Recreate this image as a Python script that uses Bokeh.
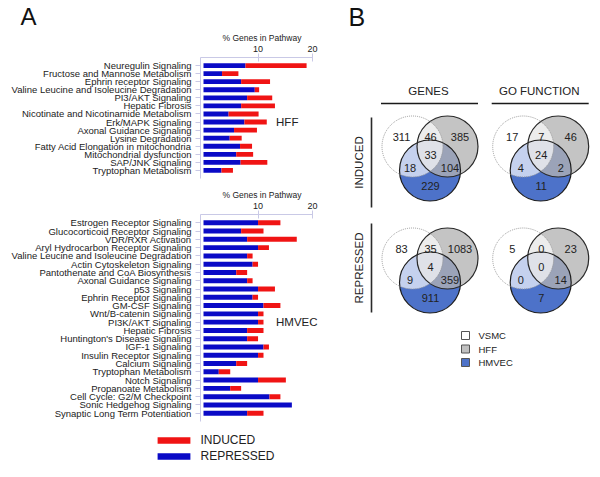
import numpy as np
from bokeh.plotting import figure
from bokeh.models import (ColumnDataSource, FactorRange, Range1d, FixedTicker,
                          Legend, LegendItem)
from bokeh.layouts import row, column
from bokeh.embed import file_html
from bokeh.resources import INLINE
from bokeh.core.properties import value

FONT = "Liberation Sans"
BLUE = "#0a0ac6"
RED = "#f01414"
AXIS = "#c9c9e6"
TXT = "#222222"

# ---------------- Panel A data ----------------
hff_pathways = [
    "Neuregulin Signaling", "Fructose and Mannose Metabolism", "Ephrin receptor Signaling",
    "Valine Leucine and Isoleucine Degradation", "PI3/AKT Signaling", "Hepatic Fibrosis",
    "Nicotinate and Nicotinamide Metabolism", "Erk/MAPK Signaling", "Axonal Guidance Signaling",
    "Lysine Degradation", "Fatty Acid Elongation in mitochondria", "Mitochondrial dysfunction",
    "SAP/JNK Signaling", "Tryptophan Metabolism",
]
hff_repressed = [7.7, 3.4, 6.9, 9.4, 8.0, 6.9, 4.6, 7.5, 5.6, 4.8, 6.7, 6.0, 6.8, 3.3]
hff_induced = [11.2, 3.0, 5.3, 0.8, 4.6, 6.2, 5.5, 4.1, 4.2, 2.2, 2.2, 3.1, 4.9, 2.1]

hmvec_pathways = [
    "Estrogen Receptor Signaling", "Glucocorticoid Receptor Signaling", "VDR/RXR Activation",
    "Aryl Hydrocarbon Receptor Signaling", "Valine Leucine and Isoleucine Degradation",
    "Actin Cytoskeleton Signaling", "Pantothenate and CoA Biosynthesis", "Axonal Guidance Signaling",
    "p53 Signaling", "Ephrin Receptor Signaling", "GM-CSF Signaling", "Wnt/B-catenin Signaling",
    "PI3K/AKT Signaling", "Hepatic Fibrosis", "Huntington's Disease Signaling", "IGF-1 Signaling",
    "Insulin Receptor Signaling", "Calcium Signaling", "Tryptophan Metabolism", "Notch Signaling",
    "Propanoate Metabolism", "Cell Cycle: G2/M Checkpoint", "Sonic Hedgehog Signaling",
    "Synaptic Long Term Potentiation",
]
hmvec_repressed = [10.0, 6.9, 8.0, 10.0, 8.0, 9.0, 6.0, 8.0, 10.0, 9.0, 11.0, 10.0,
                   10.0, 8.0, 8.0, 11.0, 10.0, 6.0, 2.8, 10.0, 4.9, 12.1, 16.2, 8.0]
hmvec_induced = [4.1, 4.1, 9.1, 2.0, 1.0, 1.0, 2.0, 1.0, 3.1, 1.0, 3.1, 1.0,
                 1.0, 3.0, 2.0, 1.0, 1.0, 2.0, 2.1, 5.1, 2.0, 2.0, 0.0, 3.0]

x_ticks = [10, 20]
axis_title = "% Genes in Pathway"
series_labels = ["INDUCED", "REPRESSED"]

# ---------------- Panel B data ----------------
# region order: VSMC only, VSMC&HFF, HFF only, all three, VSMC&HMVEC, HFF&HMVEC, HMVEC only
genes_induced = [311, 46, 385, 33, 18, 104, 229]
go_induced = [17, 7, 46, 24, 4, 2, 11]
genes_repressed = [83, 35, 1083, 4, 9, 359, 911]
go_repressed = [5, 0, 23, 0, 0, 14, 7]
col_titles = ["GENES", "GO FUNCTION"]
row_titles = ["INDUCED", "REPRESSED"]
legend_names = ["VSMC", "HFF", "HMVEC"]
legend_colors = ["#ffffff", "#c0c0c0", "#4d72c9"]


def no_align(p):
    if "frame_align" in p.properties():
        p.frame_align = False


def plain(width, height):
    p = figure(width=width, height=height, output_backend="svg", toolbar_location=None,
               x_range=Range1d(0, width), y_range=Range1d(height, 0),
               min_border=0, min_border_left=0, min_border_right=0,
               min_border_top=0, min_border_bottom=0)
    p.axis.visible = False
    p.grid.visible = False
    p.outline_line_color = None
    p.background_fill_color = None
    p.border_fill_color = None
    no_align(p)
    return p


def bar_panel(names, rep, ind, height, top, bottom, tag, tag_row, title=None):
    src = ColumnDataSource(dict(cat=names, rep=rep, ind=ind))
    p = figure(width=330, height=height, output_backend="svg", toolbar_location=None,
               x_range=Range1d(-0.55, 22),
               y_range=FactorRange(factors=names[::-1], range_padding=0.5,
                                   range_padding_units="absolute"),
               x_axis_location="above", min_border_left=200, min_border_right=7,
               min_border_top=top, min_border_bottom=bottom)
    p.outline_line_color = None
    p.grid.visible = False
    p.background_fill_color = None
    p.border_fill_color = None
    if title:
        p.title.text = title
        p.title.text_font = FONT
        p.title.text_font_size = "24px"
        p.title.text_font_style = "normal"
        p.title.text_color = "#111111"
        p.title.text_line_height = 0.85
        p.title.align = "left"
        p.title.offset = -180
        p.title.standoff = 0
    p.hbar_stack(["rep", "ind"], y="cat", height=0.6, source=src,
                 color=[BLUE, RED], line_color=None)
    xa = p.xaxis[0]
    xa.ticker = FixedTicker(ticks=x_ticks)
    xa.bounds = (-0.55, 20)
    xa.minor_tick_line_color = None
    xa.axis_line_color = AXIS
    xa.major_tick_line_color = AXIS
    xa.major_tick_out = 4
    xa.major_tick_in = 4
    xa.major_label_standoff = 2
    xa.major_label_text_font = FONT
    xa.major_label_text_font_size = "9px"
    xa.major_label_text_color = TXT
    xa.axis_label = axis_title
    xa.axis_label_standoff = 0
    xa.axis_label_text_font = FONT
    xa.axis_label_text_font_size = "8.5px"
    xa.axis_label_text_font_style = "normal"
    xa.axis_label_text_color = TXT
    ya = p.yaxis[0]
    ya.axis_line_color = AXIS
    ya.major_tick_line_color = AXIS
    ya.major_tick_out = 5
    ya.major_tick_in = 0
    ya.major_label_standoff = 4
    ya.major_label_text_font = FONT
    ya.major_label_text_font_size = "9.5px"
    ya.major_label_text_color = TXT
    p.text(x=[13.3], y=[tag_row], text=[tag], text_font=value(FONT),
           text_font_size="11.5px", text_baseline="middle", text_color=TXT)
    no_align(p)
    return p


pA1 = bar_panel(hff_pathways, hff_repressed, hff_induced, 182, 55, 4,
                "HFF", "Erk/MAPK Signaling", title="A")
pA2 = bar_panel(hmvec_pathways, hmvec_repressed, hmvec_induced, 243, 32, 4,
                "HMVEC", "PI3K/AKT Signaling")

# footer with the bar legend (legend keys taken from hidden copies of the HMVEC bars)
footA = plain(330, 52)
idx = list(range(len(hmvec_pathways)))
r_ind = footA.hbar(y=idx, right=hmvec_induced, height=0.6, color=RED, line_color=None,
                   visible=False)
r_rep = footA.hbar(y=idx, right=hmvec_repressed, height=0.6, color=BLUE, line_color=None,
                   visible=False)
leg = Legend(items=[LegendItem(label=series_labels[0], renderers=[r_ind]),
                    LegendItem(label=series_labels[1], renderers=[r_rep])],
             location=(152.5, 14), orientation="vertical", glyph_width=41, glyph_height=8,
             label_height=14, label_standoff=7, spacing=2, padding=0, margin=0,
             border_line_alpha=0, background_fill_alpha=0, inactive_fill_alpha=0,
             label_text_font=FONT, label_text_font_size="12px", label_text_color=TXT)
footA.add_layout(leg)

# ---------------- Panel B: Venn diagrams ----------------
pB = plain(270, 477)

col_cx = np.array([99.5, 210.2])
row_cy = np.array([146.0, 258.0])
R = 30.5
# circle centre offsets: VSMC, HFF, HMVEC
circ_dx = np.array([-17.5, 17.5, 0.0])
circ_dy = np.array([0.0, 0.0, 24.0])
# label offsets per region
reg_dx = np.array([-28.5, 0.5, 30.0, 0.5, -20.0, 20.0, 0.5])
reg_dy = np.array([-9.5, -9.5, -9.5, 8.5, 21.0, 21.0, 39.5])

panels = [(0, 0, genes_induced), (1, 0, go_induced),
          (0, 1, genes_repressed), (1, 1, go_repressed)]

cxs = np.array([col_cx[ci] for ci, ri, _ in panels])
cys = np.array([row_cy[ri] for ci, ri, _ in panels])

# fills: blue, gray (translucent), white (translucent)
pB.circle(x=cxs + circ_dx[2], y=cys + circ_dy[2], radius=R,
          fill_color="#4d72c9", line_color=None)
pB.circle(x=cxs + circ_dx[1], y=cys + circ_dy[1], radius=R,
          fill_color="#b2b2b2", fill_alpha=0.77, line_color=None)
pB.circle(x=cxs + circ_dx[0], y=cys + circ_dy[0], radius=R,
          fill_color="#ffffff", fill_alpha=0.68, line_color=None)
# outlines
pB.circle(x=cxs + circ_dx[2], y=cys + circ_dy[2], radius=R,
          fill_color=None, line_color="#1e1e1e", line_width=1.2)
pB.circle(x=cxs + circ_dx[1], y=cys + circ_dy[1], radius=R,
          fill_color=None, line_color="#2a2a2a", line_width=1.2)
pB.circle(x=cxs + circ_dx[0], y=cys + circ_dy[0], radius=R,
          fill_color=None, line_color="#9a9a9a", line_width=1, line_dash="1 1")

lx, ly, lt = [], [], []
for ci, ri, vals in panels:
    for k, v in enumerate(vals):
        lx.append(col_cx[ci] + reg_dx[k])
        ly.append(row_cy[ri] + reg_dy[k])
        lt.append(str(v))
pB.text(x=lx, y=ly, text=lt, text_font=value(FONT), text_font_size="11px",
        text_align="center", text_baseline="middle", text_color=TXT)

# column titles and underlines
pB.text(x=col_cx - 1.5, y=[90, 90], text=col_titles, text_font=value(FONT),
        text_font_size="11.5px", text_align="center", text_baseline="middle",
        text_color=TXT)
pB.segment(x0=col_cx - 49, y0=[103, 103], x1=col_cx + 48, y1=[103, 103],
           line_color="#1a1a1a", line_width=1.6)

# row titles and vertical bars
row_top = np.array([117, 223])
row_bot = np.array([207, 312])
pB.segment(x0=[41, 41], y0=row_top, x1=[41, 41], y1=row_bot,
           line_color="#2a2a2a", line_width=1.6)
pB.text(x=[28, 28], y=(row_top + row_bot) / 2, text=row_titles, angle=np.pi / 2,
        text_font=value(FONT), text_font_size="11.5px", text_align="center",
        text_baseline="middle", text_color=TXT)

# legend
leg_y = np.array([335, 348.5, 362])
pB.scatter(x=[135, 135, 135], y=leg_y, marker="square", size=8,
           fill_color=legend_colors, line_color="#555555", line_width=1)
pB.text(x=[148, 148, 148], y=leg_y, text=legend_names, text_font=value(FONT),
        text_font_size="9.5px", text_baseline="middle", text_color=TXT)

pB.text(x=[18], y=[16], text=["B"], text_font=value(FONT), text_font_size="25px",
        text_baseline="middle", text_color="#111111")

layout = row(column(pA1, pA2, footA, spacing=0), pB, spacing=0)
open("out.html", "w").write(file_html(layout, INLINE))
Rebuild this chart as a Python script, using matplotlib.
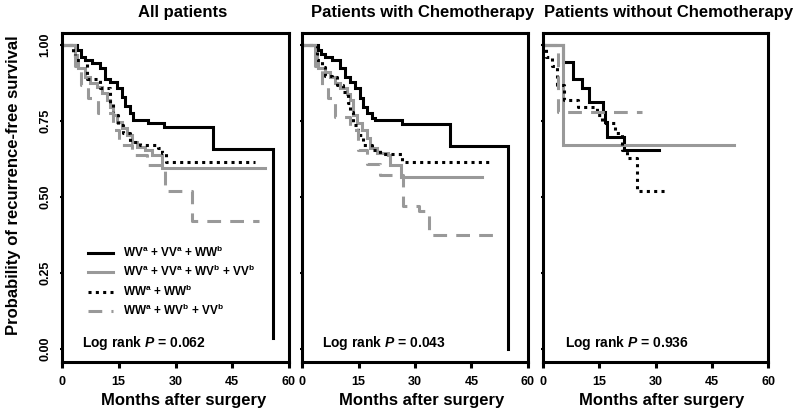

::::::

TO DO: Copy out each line of the data where the string "Python" appears.

RESULT FOR THIS EXERCISE:
Recreate this image as a Python script that uses Bokeh.
Rebuild this chart as a Python script, using matplotlib.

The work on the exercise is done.